--- Begin ---

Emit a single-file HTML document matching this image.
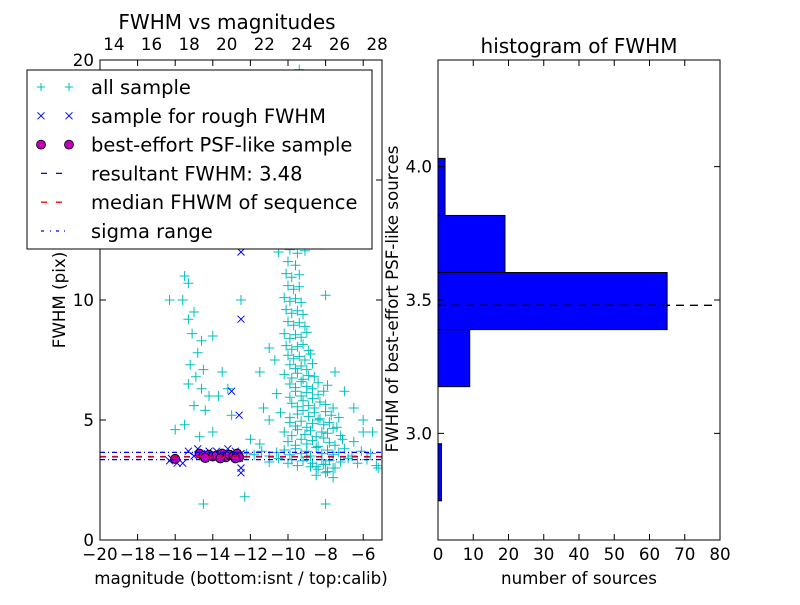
<!DOCTYPE html>
<html><head><meta charset="utf-8"><style>
body{margin:0;background:#fff}
svg{font-family:"DejaVu Sans","Liberation Sans",sans-serif}
</style></head><body>
<svg id="c" width="800" height="600" viewBox="0 0 800 600" data-name="chart" data-interactable="false"></svg>
<script>
// ---- data: scatter (magnitude, FWHM) ----
const allMag=[-11,-10.5,-10,-9.8,-9.5,-9.2,-9,-8.7,-8.5,-8.2,-8,-7.8,-7.5,-7.2,-6.8,-6.3,-5.8,-5.3,
-12.2,-11.8,-11.4,-11,-10.6,-10.2,-9.9,-9.6,-9.3,-9,-8.8,-8.5,-8.2,-7.9,-7.6,-7.3,-7,-6.6,-6.1,-5.6,
-8.8,-8.4,-8.1,-7.9,-7.6,-8.5,-8,-7.6,
-10,-9.6,-9.3,-9,-8.7,-8.4,-8.1,-7.8,-7.5,-7.1,-6.5,
-10.2,-9.8,-9.5,-9.1,-8.8,-8.5,-8.2,-7.9,-7.6,-7.2,-6,
-9.9,-9.6,-9.3,-9,-8.7,-8.4,-8.1,-7.8,-7.4,
-10.4,-9.9,-9.5,-9.2,-8.9,-8.6,-8.3,-8,-7.7,-7.3,
-9.8,-9.5,-9.2,-8.9,-8.6,-8.3,-8,-7.6,
-10.6,-9.9,-9.6,-9.3,-9,-8.7,-8.4,-8.1,
-9.9,-9.6,-9.3,-9,-8.7,-8.4,-7.9,
-10.2,-9.8,-9.5,-9.2,-8.9,-8.6,
-9.9,-9.6,-9.3,-9,-8.7,
-10,-9.7,-9.4,-9.1,-8.8,
-10.1,-9.8,-9.5,-9.2,-8.9,
-10.2,-9.9,-9.6,-9.3,-9,
-10,-9.7,-9.4,-9.1,
-10.1,-9.8,-9.5,-9.2,
-10.2,-9.9,-9.6,-9.3,
-10,-9.7,-9.4,
-10.1,-9.8,-9.4,
-10,-9.6,
-9.9,-9.5,-9.1,
-15.5,-15.3,-15.6,-15,-15.3,-15.1,-14.6,-14.8,-15.2,-14.5,-14.9,-15.3,-14.6,-14.2,-15,-14.4,-15.5,-14.7,-14,-13.7,-13.5,-16,-16.3,-15.8,-14,-13.2,-13,
-12.5,-12.5,-11,-11.5,-10.7,-11.3,-11,-12,-11.5,-8,-7.5,-7,-6.5,-6,-5.5,-5.2,-12.3,-14.5,-8,-7.8,-8.6,-9.5,-8.7,-9.4,-10.5,-11.9,-11,-10.5,-9.2,-8.2];
const allFwhm=[3.25,3.4,3.2,3.35,3.1,3.3,3.45,3.2,3.05,3.35,3.15,3.3,3.0,3.25,3.4,3.2,3.35,3.1,
3.6,3.55,3.7,3.5,3.65,3.75,3.55,3.8,3.6,3.7,3.5,3.85,3.6,3.75,3.55,3.65,3.8,3.5,3.7,3.6,
3.05,2.95,3.15,2.85,3.0,2.7,2.8,2.6,
4.1,3.95,4.2,4.0,4.15,3.9,4.25,4.05,3.95,4.2,4.1,
4.5,4.35,4.6,4.4,4.55,4.3,4.5,4.45,4.65,4.35,4.5,
4.9,4.75,4.95,4.7,4.85,5.0,4.8,4.9,4.7,
5.3,5.1,5.25,5.4,5.15,5.3,5.05,5.35,5.2,5.1,
5.7,5.55,5.8,5.6,5.5,5.75,5.65,5.5,
6.1,5.95,6.2,6.0,6.15,5.9,6.05,6.2,
6.5,6.35,6.6,6.4,6.3,6.55,6.45,
6.9,6.75,6.95,6.7,6.85,6.8,
7.3,7.15,7.25,7.1,7.35,
7.7,7.55,7.65,7.5,7.75,
8.1,7.95,8.05,8.15,7.9,
8.6,8.4,8.55,8.45,8.65,
9.1,8.95,9.05,8.9,
9.6,9.45,9.55,9.4,
10.1,9.95,10.05,9.9,
10.6,10.45,10.55,
11.1,10.95,11.05,
11.6,11.45,
12.1,11.95,12.05,
11,10.7,10,9.5,9.2,8.6,8.3,7.8,7.3,7.1,6.8,6.5,6.3,6,5.6,5.4,4.8,4.3,4.5,6,7,4.6,10,12.8,8.5,6.3,5.2,
10,12.8,8,7,7.5,5.5,5,4.2,4,10.2,7,6.2,5.5,5,4.5,3,1.8,1.5,1.5,13,14.7,17,18,19.6,19.2,18.8,13.5,12,13,12.3];
const roughMag=[-16.3,-16.2,-15.9,-15.6,-15.3,-15,-14.8,-14.6,-14.4,-14.2,-14,-13.8,-13.6,-13.4,-13.2,-13,-12.8,-12.6,-12.5,-12.5,-12.5,-13,-12.6,-12.5,-12.5];
const roughFwhm=[3.3,3.4,3.2,3.2,3.7,3.5,3.8,3.6,3.4,3.7,3.5,3.7,3.4,3.6,3.8,3.5,3.7,3.4,3.6,12,9.2,6.2,5.2,3,2.8];
const psfMag=[-16,-14.7,-14.5,-14.2,-14,-13.8,-13.5,-13.3,-13.1,-12.9,-12.7,-12.6,-12.8,-13.6,-14.4];
const psfFwhm=[3.38,3.6,3.5,3.55,3.48,3.52,3.6,3.45,3.55,3.5,3.6,3.45,3.4,3.4,3.42];
const resultFwhm=3.48, medianFwhm=3.46, sigmaLo=3.35, sigmaHi=3.65;
// ---- data: histogram ----
const binEdges=[2.747,2.961,3.175,3.389,3.603,3.817,4.031];
const binCounts=[1,0,9,65,19,2];
const xTicksL=[-20,-18,-16,-14,-12,-10,-8,-6];
const xTicksTop=[14,16,18,20,22,24,26,28];
const yTicksL=[0,5,10,15,20];
const xTicksH=[0,10,20,30,40,50,60,70,80];
const yTicksH=[3.0,3.5,4.0];

const NS='http://www.w3.org/2000/svg', svg=document.getElementById('c');
function el(t,a,p){const e=document.createElementNS(NS,t);for(const k in a)e.setAttribute(k,a[k]);(p||svg).appendChild(e);return e;}
const L={x0:100,x1:382,y0:60,y1:540}, H={x0:438,x1:720,y0:60,y1:540};
const sxL=m=>L.x0+(m+20)*18.8, syL=f=>L.y1-f*24;
const sxT=v=>L.x0+(v-13.26)*18.8;
const sxH=c=>H.x0+c*(H.x1-H.x0)/80, syH=f=>H.y1-(f-2.6)*(H.y1-H.y0)/1.8;
const FS=16.7;

const cp=el('clipPath',{id:'clipL'});el('rect',{x:L.x0,y:L.y0,width:L.x1-L.x0,height:L.y1-L.y0},cp);
const gL=el('g',{'clip-path':'url(#clipL)'});
gL.setAttribute('data-name','scatter-plot-area');
gL.setAttribute('data-interactable','false');
const gAll=el('g',{stroke:'#00bfbf','stroke-width':1},gL);
gAll.setAttribute('data-name','all-sample-points');
gAll.setAttribute('data-interactable','false');
for(let i=0;i<allMag.length;i++){const x=sxL(allMag[i]),y=syL(allFwhm[i]);
 el('path',{d:`M${x-5} ${y}H${x+5}M${x} ${y-5}V${y+5}`},gAll);}
const gR=el('g',{stroke:'#0000ff','stroke-width':1},gL);
gR.setAttribute('data-name','rough-fwhm-points');
gR.setAttribute('data-interactable','false');
for(let i=0;i<roughMag.length;i++){const x=sxL(roughMag[i]),y=syL(roughFwhm[i]);
 el('path',{d:`M${x-3.5} ${y-3.5}L${x+3.5} ${y+3.5}M${x-3.5} ${y+3.5}L${x+3.5} ${y-3.5}`},gR);}
const gP=el('g',{fill:'#bf00bf',stroke:'#000','stroke-width':1},gL);
gP.setAttribute('data-name','psf-like-points');
gP.setAttribute('data-interactable','false');
for(let i=0;i<psfMag.length;i++){el('circle',{cx:sxL(psfMag[i]),cy:syL(psfFwhm[i]),r:4.5},gP);}
function hline(g,y,col,dash,name){const l=el('line',{x1:L.x0,x2:L.x1,y1:y,y2:y,stroke:col,'stroke-width':1.3,'stroke-dasharray':dash},g);
 l.setAttribute('data-name',name);return l;}
hline(gL,syL(resultFwhm),'#0000ff','6 6','resultant-fwhm-line').setAttribute('data-interactable','false');
hline(gL,syL(medianFwhm),'#ff0000','6 6','median-fwhm-line').setAttribute('data-interactable','false');
hline(gL,syL(sigmaHi),'#0000ff','5 3 1 3','sigma-high-line').setAttribute('data-interactable','false');
hline(gL,syL(sigmaLo),'#0000ff','5 3 1 3','sigma-low-line').setAttribute('data-interactable','false');

const fL=el('rect',{x:L.x0,y:L.y0,width:L.x1-L.x0,height:L.y1-L.y0,fill:'none',stroke:'#000'});
fL.setAttribute('data-name','scatter-frame');fL.setAttribute('data-interactable','false');
function txt(x,y,s,anchor,size,name){const t=el('text',{x:x,y:y,'text-anchor':anchor,'font-size':size,fill:'#000'});t.textContent=s;
 t.setAttribute('data-name',name);t.setAttribute('data-interactable','false');return t;}
xTicksL.forEach(v=>{const x=sxL(v);el('path',{d:`M${x} ${L.y1}v-6M${x} ${L.y0}v6`,stroke:'#000'});
 txt(x,L.y1+20,(v<0?'\u2212':'')+Math.abs(v),'middle',FS,'x-tick-label');});
xTicksTop.forEach(v=>{const x=sxT(v);txt(x,50,String(v),'middle',FS,'top-x-tick-label');});
yTicksL.forEach(v=>{const y=syL(v);el('path',{d:`M${L.x0} ${y}h6M${L.x1} ${y}h-6`,stroke:'#000'});
 txt(L.x0-6,y+6,String(v),'end',FS,'y-tick-label');});
txt(241,584,'magnitude (bottom:isnt / top:calib)','middle',FS,'x-axis-title');
const yl=txt(0,0,'FWHM (pix)','middle',FS,'y-axis-title');yl.setAttribute('transform','translate(65,300) rotate(-90)');
txt(227,29,'FWHM vs magnitudes','middle',20,'scatter-title');

const lg=el('g',{});lg.setAttribute('data-name','legend');lg.setAttribute('data-interactable','false');
el('rect',{x:27,y:70,width:345,height:179,fill:'#fff',stroke:'#000'},lg);
const items=['all sample','sample for rough FWHM','best-effort PSF-like sample','resultant FWHM: 3.48','median FHWM of sequence','sigma range'];
items.forEach((s,i)=>{const y=87+i*28.8;const g=el('g',{},lg);
 g.setAttribute('data-name','legend-entry');g.setAttribute('data-interactable','false');
 [41,69].forEach(x=>{
  if(i==0)el('path',{d:`M${x-4} ${y}H${x+4}M${x} ${y-4}V${y+4}`,stroke:'#00bfbf'},g);
  if(i==1)el('path',{d:`M${x-3.5} ${y-3.5}L${x+3.5} ${y+3.5}M${x-3.5} ${y+3.5}L${x+3.5} ${y-3.5}`,stroke:'#00f'},g);
  if(i==2)el('circle',{cx:x,cy:y,r:4.5,fill:'#bf00bf',stroke:'#000','stroke-width':0.8},g);});
 if(i==3)el('path',{d:`M41 ${y}h6M56 ${y}h6`,stroke:'#00f','stroke-width':1.3},g);
 if(i==4)el('path',{d:`M41 ${y}h6M56 ${y}h6`,stroke:'#f00','stroke-width':1.3},g);
 if(i==5)el('path',{d:`M41 ${y}h3M50 ${y}h1M56 ${y}h3M64 ${y}h1`,stroke:'#00f','stroke-width':1.3},g);
 const t=el('text',{x:91,y:y+7,'font-size':19.5,fill:'#000'},g);t.textContent=s;});

const gH=el('g',{});gH.setAttribute('data-name','histogram-bars');gH.setAttribute('data-interactable','false');
binCounts.forEach((c,i)=>{if(c<=0)return;const y1=syH(binEdges[i+1]),y2=syH(binEdges[i]);
 const r=el('rect',{x:H.x0,y:y1,width:sxH(c)-H.x0,height:y2-y1,fill:'#0000ff',stroke:'#000','stroke-width':1},gH);
 r.setAttribute('data-name','hist-bar');r.setAttribute('data-interactable','false');});
const dl=el('line',{x1:H.x0,x2:714,y1:syH(resultFwhm),y2:syH(resultFwhm),stroke:'#000','stroke-width':1.3,'stroke-dasharray':'8 6'});
dl.setAttribute('data-name','fwhm-dashed-line');dl.setAttribute('data-interactable','false');
const fH=el('rect',{x:H.x0,y:H.y0,width:H.x1-H.x0,height:H.y1-H.y0,fill:'none',stroke:'#000'});
fH.setAttribute('data-name','histogram-frame');fH.setAttribute('data-interactable','false');
xTicksH.forEach(v=>{const x=sxH(v);el('path',{d:`M${x} ${H.y1}v-6M${x} ${H.y0}v6`,stroke:'#000'});
 txt(x,H.y1+20,String(v),'middle',FS,'hist-x-tick-label');});
yTicksH.forEach(v=>{const y=syH(v);el('path',{d:`M${H.x0} ${y}h6M${H.x1} ${y}h-6`,stroke:'#000'});
 txt(H.x0-6,y+6,v.toFixed(1),'end',FS,'hist-y-tick-label');});
txt(579,53,'histogram of FWHM','middle',20,'histogram-title');
txt(579,584,'number of sources','middle',FS,'hist-x-axis-title');
const hy=txt(0,0,'FWHM of best-effort PSF-like sources','middle',FS,'hist-y-axis-title');hy.setAttribute('transform','translate(398,299) rotate(-90)');
</script>
</body></html>
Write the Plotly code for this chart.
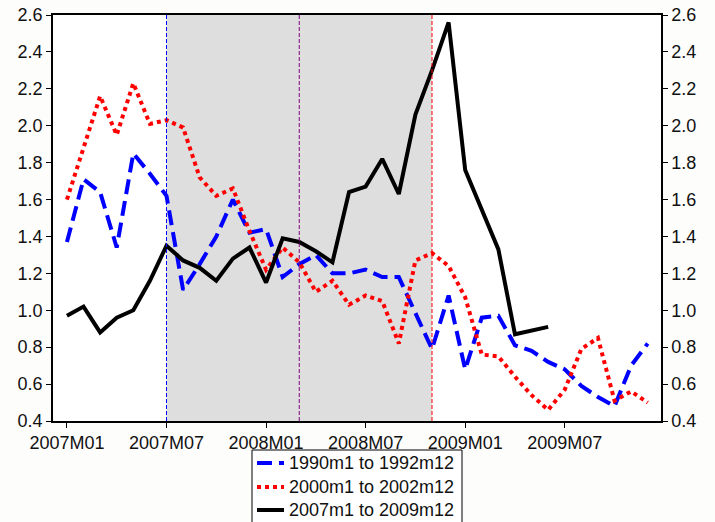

--- End ---

> Objective
Select every line in the records above that contains the word "chart".

> The response
<svg id="c" width="800" height="600" viewBox="0 0 800 600" data-name="chart" data-interactable="false"></svg>
Write the Plotly code for this chart.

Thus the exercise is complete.